Bruins react to season suspension: ‘This challenge facing our world is much bigger than sports’

(Jim Davis /Globe Staff).

In wake of the ongoing coronavirus pandemic, the NHL — much like the rest of the world – has grinded to a halt.

Less than 24 hours after the NBA opted to suspend its 2019-20 season in an effort to curtail the ongoing COVID-19 outbreak, the NHL followed suit, pausing its campaign less than a month away from the Stanley Cup Playoffs. While just about every party involved is hoping for just a short break before a return to action later this spring — such a best-case scenario is far from a guarantee.

Narrowing the focus to just the product on the ice, Thursday's news comes as a shocking and brutal blow to the Bruins — who appeared to be well on their way to a Presidents' Trophy and an anticipated Cup run.

There are multiple scenarios that can transpire over the coming days and weeks in regard to both the Bruins and the league as a whole (all of which we'll cover extensively throughout this suspension here at BSJ).

A month-plus break in action could allow Boston to lick its wounds ahead of a playoff push, or could lead to a hefty amount of rust. The league could opt to dive right into playoff action, with the B's standing as the top dog with home ice throughout the gauntlet. Or, we could very well not see black and gold sweaters on the ice again until this fall — with a veteran roster looking to cash in on this short championship window forced to start from training camp once again.

Still, regardless of all the fallout that has erupted over an eventful couple of days, the Bruins reiterated in a collection of statements on Thursday that the league's decision to bite the bullet and sit out the next couple of weeks (at the minimum) was the correct call.

"Today’s news is difficult to process for our team, our staff, our city and our fans everywhere," Patrice Bergeron said. "As players, we love being able to compete and feed off the passion of our fans, but we understand that this challenge facing our world is much bigger than sports. We fully respect the NHL’s decision today and wish everyone good health until we can once again come together to celebrate the game we love.

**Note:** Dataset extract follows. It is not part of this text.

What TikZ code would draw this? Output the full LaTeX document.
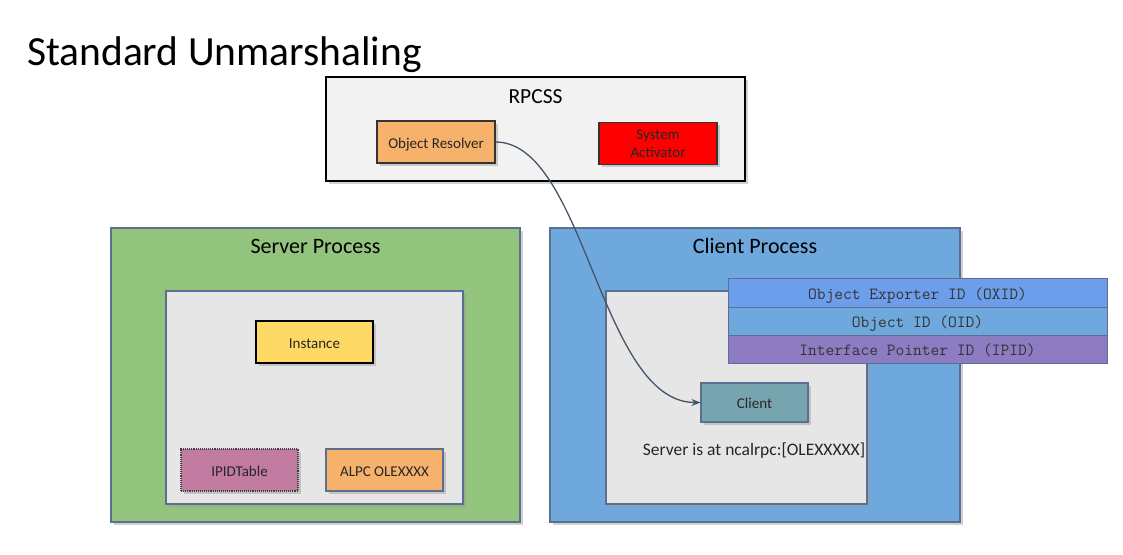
\documentclass[tikz,border=0pt]{standalone}
\usepackage{fontspec}
\setmainfont{Carlito}
\usetikzlibrary{shadows,arrows.meta}
\definecolor{cgreen}{HTML}{93C47D}
\definecolor{cblue}{HTML}{6FA8DC}
\definecolor{ccorn}{HTML}{6D9EEB}
\definecolor{cpurple}{HTML}{8E7CC3}
\definecolor{cyellow}{HTML}{FFD966}
\definecolor{corange}{HTML}{F6B26B}
\definecolor{cmagenta}{HTML}{C27BA0}
\definecolor{ccyan}{HTML}{76A5AF}
\definecolor{cslate}{HTML}{5B7090}
\definecolor{carrow}{HTML}{44546A}
\definecolor{cinner}{HTML}{E6E6E6}
\definecolor{crpc}{HTML}{F2F2F2}
\newcommand{\lbl}[2][6pt]{\raisebox{-#1}[0pt][0pt]{#2}}
\begin{document}
\begin{tikzpicture}[x=1pt,y=-1pt,
  shad/.style={drop shadow={shadow xshift=2.5pt,shadow yshift=-2.5pt,fill=black!40,opacity=.45}},
  box/.style={rectangle,inner sep=0pt,line width=1.1pt,shad,font=\fontsize{15}{18}\selectfont,text=black!85},
  rowbox/.style={rectangle,inner sep=0pt,line width=1pt,draw=cslate,minimum width=379pt,font=\ttfamily\fontsize{17}{19}\selectfont,text=black!80},
  ttl/.style={inner sep=0pt,font=\fontsize{22}{24}\selectfont}
]
\useasboundingbox (0,0) rectangle (1123,554);
% title
\node[anchor=base west,inner sep=0pt,font=\fontsize{41.5}{46}\selectfont] (title) at (27,65) {Standard Unmarshaling};
% RPCSS
\node[box,draw=black,line width=2pt,fill=crpc,minimum width=419pt,minimum height=104pt] (rpcss) at (535.5,129) {};
\node[ttl,font=\fontsize{21.5}{23}\selectfont] (rpcsst) at (535.5,97) {RPCSS};
\node[box,draw=black!80,fill=corange,minimum width=118pt,minimum height=42pt] (resolver) at (436,142) {\lbl{Object Resolver}};
\node[box,draw=black!80,fill=red,minimum width=118pt,minimum height=42pt,align=center,font=\fontsize{15}{18}\selectfont] (activator) at (658,143.5) {System\\Activator};
% server process
\node[box,draw=cslate,fill=cgreen,minimum width=409pt,minimum height=294pt] (server) at (315.5,375) {};
\node[ttl] (servert) at (315.5,246) {Server Process};
\node[box,draw=cslate,fill=cinner,minimum width=297pt,minimum height=213pt,drop shadow={opacity=0}] (sinner) at (314.5,397.5) {};
\node[box,draw=black,fill=cyellow,minimum width=117pt,minimum height=42pt] (instance) at (314.5,342) {\lbl{Instance}};
\node[box,draw=black!75,densely dotted,fill=cmagenta,minimum width=117pt,minimum height=42pt] (ipid) at (239.5,470) {\lbl{IPIDTable}};
\node[box,draw=cslate,fill=corange,minimum width=117pt,minimum height=42pt] (alpc) at (384.5,470) {\lbl{ALPC OLEXXXX}};
% client process
\node[box,draw=cslate,fill=cblue,minimum width=410pt,minimum height=294pt] (clientp) at (755,375) {};
\node[ttl] (clientt) at (755,246) {Client Process};
\node[box,draw=cslate,fill=cinner,minimum width=261pt,minimum height=213pt,drop shadow={opacity=0}] (cinnerbox) at (736.5,397.5) {};
\node[rowbox,fill=ccorn,minimum height=29pt] (oxid) at (917.5,292.5) {\lbl[6.5pt]{Object Exporter ID (OXID)}};
\node[rowbox,fill=cblue,minimum height=28pt] (oid) at (917.5,321) {\lbl[6.5pt]{Object ID (OID)}};
\node[rowbox,fill=cpurple,minimum height=28pt] (ipidrow) at (917.5,349) {\lbl[6.5pt]{Interface Pointer ID (IPID)}};
\node[box,draw=cslate,fill=ccyan,minimum width=107pt,minimum height=39pt] (client) at (754.5,402.5) {\lbl{Client}};
\node[inner sep=0pt,font=\fontsize{17.5}{20}\selectfont,text=black!85] (srvat) at (754,451) {Server is at ncalrpc:[OLEXXXXX]};
% arrow
\draw[carrow,line width=1.3pt,-{Stealth[length=9pt,width=7pt]}] (resolver.east) .. controls (585,142) and (600,402.5) .. (client.west);
\end{tikzpicture}
\end{document}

"While it’s disappointing the season has been paused, it’s become apparent that the situation is much larger than sports," Zdeno Chara added. "In a time like this it is important we continue to listen to experts whose job it is to maintain the safety and well-being of the population until the issue stabilizes.  That said, we hope the situation improves soon and we can resume our pursuit of the Stanley Cup. Finally, I’d like to wish everyone in the New England community, and people across the globe, safety and good health."

Yes, the prospect of no hockey — and really, no sports in general for at least the next couple of weeks — is a tough pill to swallow. But in the grand scheme of things, the actions taken by various sporting leagues and athletic conferences across North America on Wednesday and Thursday were a painful — but necessary — measure taken to both potentially salvage the remainder of the 2019-20 sporting year and, more importantly, curtail an ongoing crisis.

Such a sentiment was shared by the Bruins, who, much like the rest of us, can only sit and wait now.

"I think we all believe that the health and well-being of every individual person has to be the priority when decisions like this are made," Don Sweeney said. "We want to support the efforts of the entire Health sector as they dedicate their lives to care for those in need. Hopefully we are able to resume playing at some point and the pursuit of the Stanley Cup is realized and becomes a small part of the story. Right now, the world’s focus must remain on people staying healthy and recovering from these challenging times."